With the European Medicines Agency now likely to vacate its offices in London’s Canary Wharf, the UK faces exclusion from the EU’s new harmonised approach to drug regulation and clinical trials, set to begin in 2018.

“If pharmaceutical companies have to apply separately to the MHRA [the UK medicines regulator] and the EMA, this would definitely be more burdensome,” says McKenna. “So there’s a question mark over whether companies will want to do that, and the knock-on impact with regard to our access to drugs.”

Threats to research

European workers aside, health researchers have most to fear from Brexit in the short term. The UK netted €3.4bn in EU research funding between 2007 and 2013, but “it’s not just about money,” says Elisabetta Zanon, head of the NHS Confederation’s European office. “It’s also about the possibility of collaborating with colleagues across Europe.” 

“Will people feel welcome?” asks McKenna. “If you’re coming as a researcher from another country to work in a university here, there’s also the message the UK is sending out. People are understandably going to be thinking twice about coming here when deciding where they’re going to do their research.”

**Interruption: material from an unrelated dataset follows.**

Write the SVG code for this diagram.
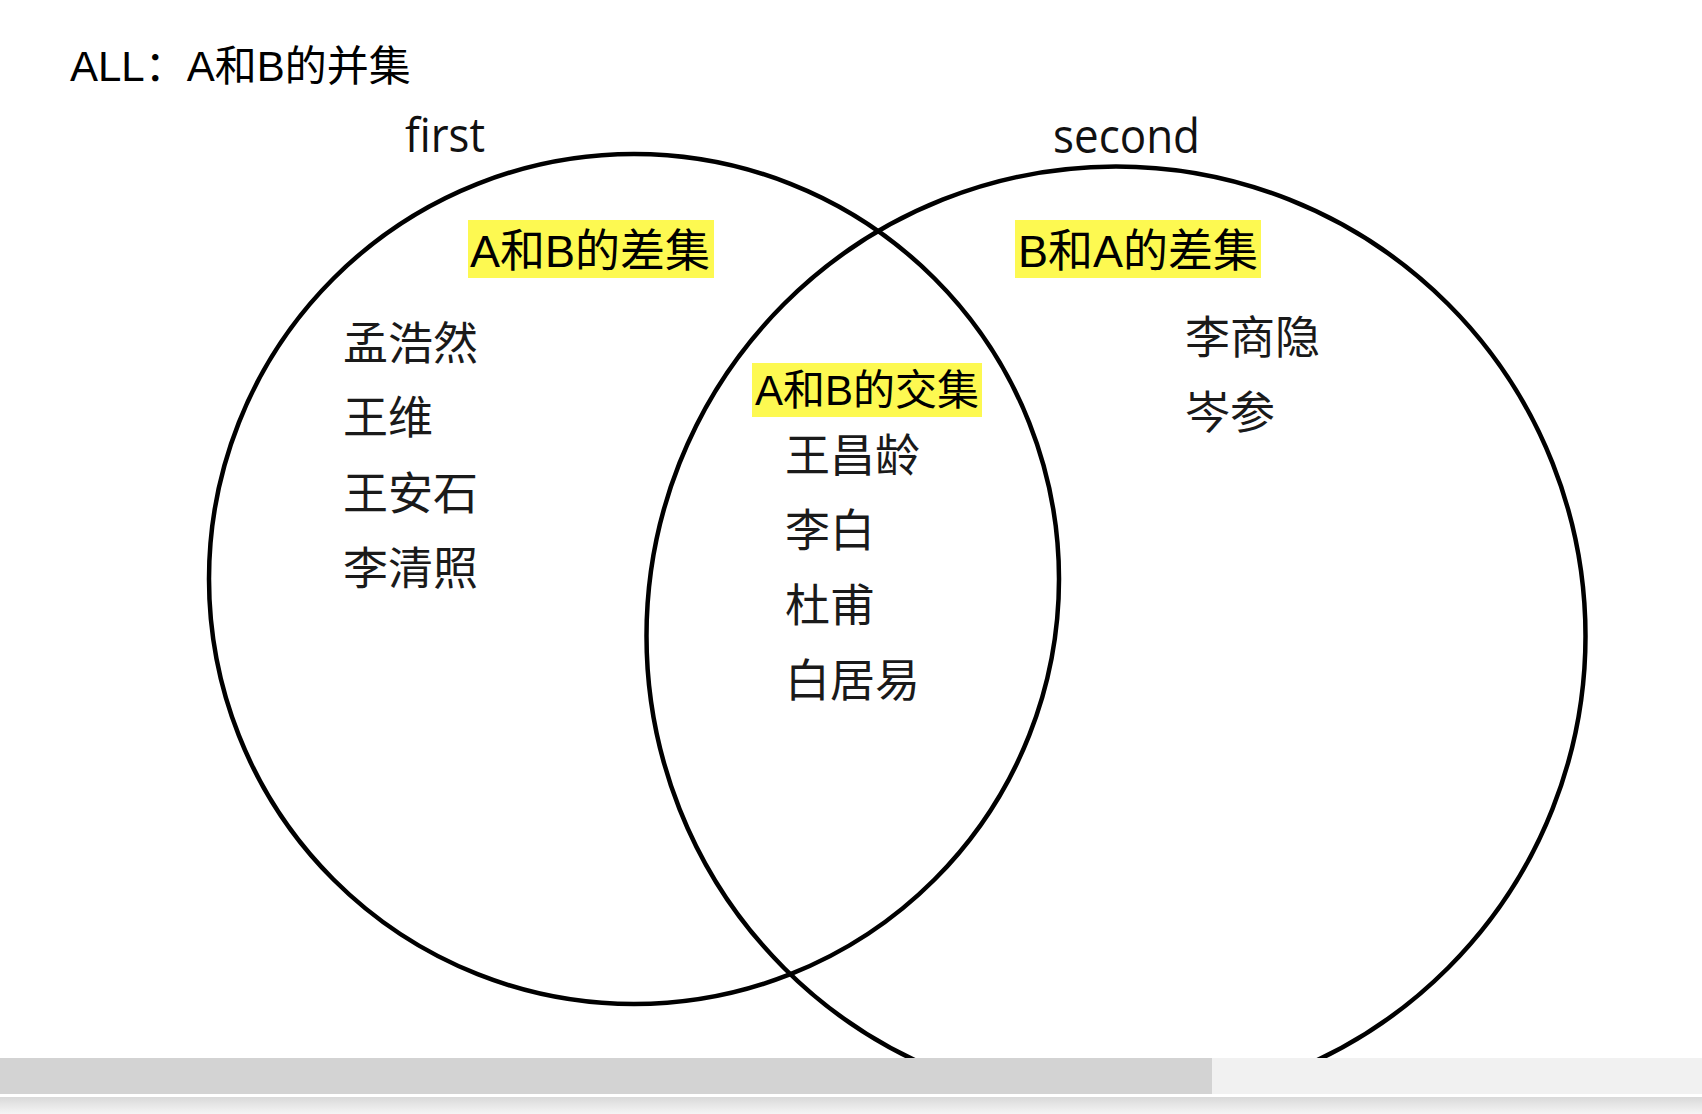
<svg xmlns="http://www.w3.org/2000/svg" width="1702" height="1114" viewBox="0 0 1702 1114">
<defs>
<linearGradient id="shade" x1="0" y1="0" x2="0" y2="1">
<stop offset="0" stop-color="#d9d9d9"/>
<stop offset="1" stop-color="#f5f5f5"/>
</linearGradient>
</defs>
<style>
.set{fill:none;stroke:#000;stroke-width:4.5}
.cjk{font-family:"Liberation Sans","Noto Sans CJK SC",sans-serif;fill:#000}
.name{font-family:"Noto Sans CJK SC",sans-serif;font-size:45px;fill:#1a1a1a}
.lat{font-family:"Open Sans","Noto Sans",sans-serif;font-size:47px;fill:#111}
.hl{fill:#fdf951}
</style>
<rect width="1702" height="1114" fill="#fff"/>
<text class="cjk" x="70" y="81" font-size="42">ALL：A和B的并集</text>
<g id="first">
<circle class="set" cx="634" cy="579" r="425"/>
<text class="lat" x="405" y="152" textLength="80" lengthAdjust="spacingAndGlyphs">first</text>
</g>
<g id="second">
<circle class="set" cx="1116" cy="636" r="469.5"/>
<text class="lat" x="1053" y="153" textLength="147" lengthAdjust="spacingAndGlyphs">second</text>
</g>
<g id="diffAB">
<rect class="hl" x="468" y="220" width="246" height="58"/>
<text class="cjk" x="470" y="267" font-size="45">A和B的差集</text>
<text class="name" x="343" y="360">孟浩然</text>
<text class="name" x="343" y="434">王维</text>
<text class="name" x="343" y="510">王安石</text>
<text class="name" x="343" y="585">李清照</text>
</g>
<g id="intersection">
<rect class="hl" x="752" y="363" width="230" height="54"/>
<text class="cjk" x="755" y="405" font-size="42">A和B的交集</text>
<text class="name" x="785" y="472">王昌龄</text>
<text class="name" x="785" y="547">李白</text>
<text class="name" x="785" y="622">杜甫</text>
<text class="name" x="785" y="697">白居易</text>
</g>
<g id="diffBA">
<rect class="hl" x="1015" y="220" width="246" height="58"/>
<text class="cjk" x="1018" y="267" font-size="45">B和A的差集</text>
<text class="name" x="1185" y="354">李商隐</text>
<text class="name" x="1185" y="429">岑参</text>
</g>
<g id="connectors"></g>
<rect x="0" y="1058" width="1702" height="36" fill="#f1f1f1"/>
<rect x="0" y="1058" width="1212" height="36" fill="#d3d3d3"/>
<rect x="0" y="1094" width="1702" height="3" fill="#fff"/>
<rect x="0" y="1097" width="1702" height="17" fill="url(#shade)"/>
</svg>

Under threat is NHS participation in the €80bn Horizon 2020 research programme and the newly-established European Reference Networks for collaborative research into rare diseases. A quarter of these networks were to be led by NHS trusts. Outside the EEA, they become mere “observers”, unable even to join the networks they invested so much work in setting up.

“Our partners are very anxious, but we can’t provide any clarification,” says Zanon. “Can we invest resources in these initiatives or are we just wasting our time? And what does that mean for our leadership internationally in medical science?”

Speculating about scenarios

But until ministers set the direction of travel, the tiny Brexit units in the DH and NHS England can only really speculate about scenarios. “There’s a sense that everyone is very reluctant to say anything until they’ve got their marching orders,” says Birtwistle. And with a third of DH staff due to go by 2020, doubts persist over the shrinking department’s capacity to cope with this daunting workload.

“The government’s principal focus will undoubtedly be on negotiating favourable terms for trading and working with the EU,” says McKenna. “But the impact on health and social care must not be forgotten, particularly as these systems are already under considerable pressure.” 

But Birtwistle believes Brexit at least gives NHS leaders a chance to rethink things. “Any form of reconsideration brings opportunity. If I was sat in the NHS, I would be thinking, ‘Yes, I’m very worried about Brexit’, but also that I should use this debate to think about what, in an ideal world, I might like to change.”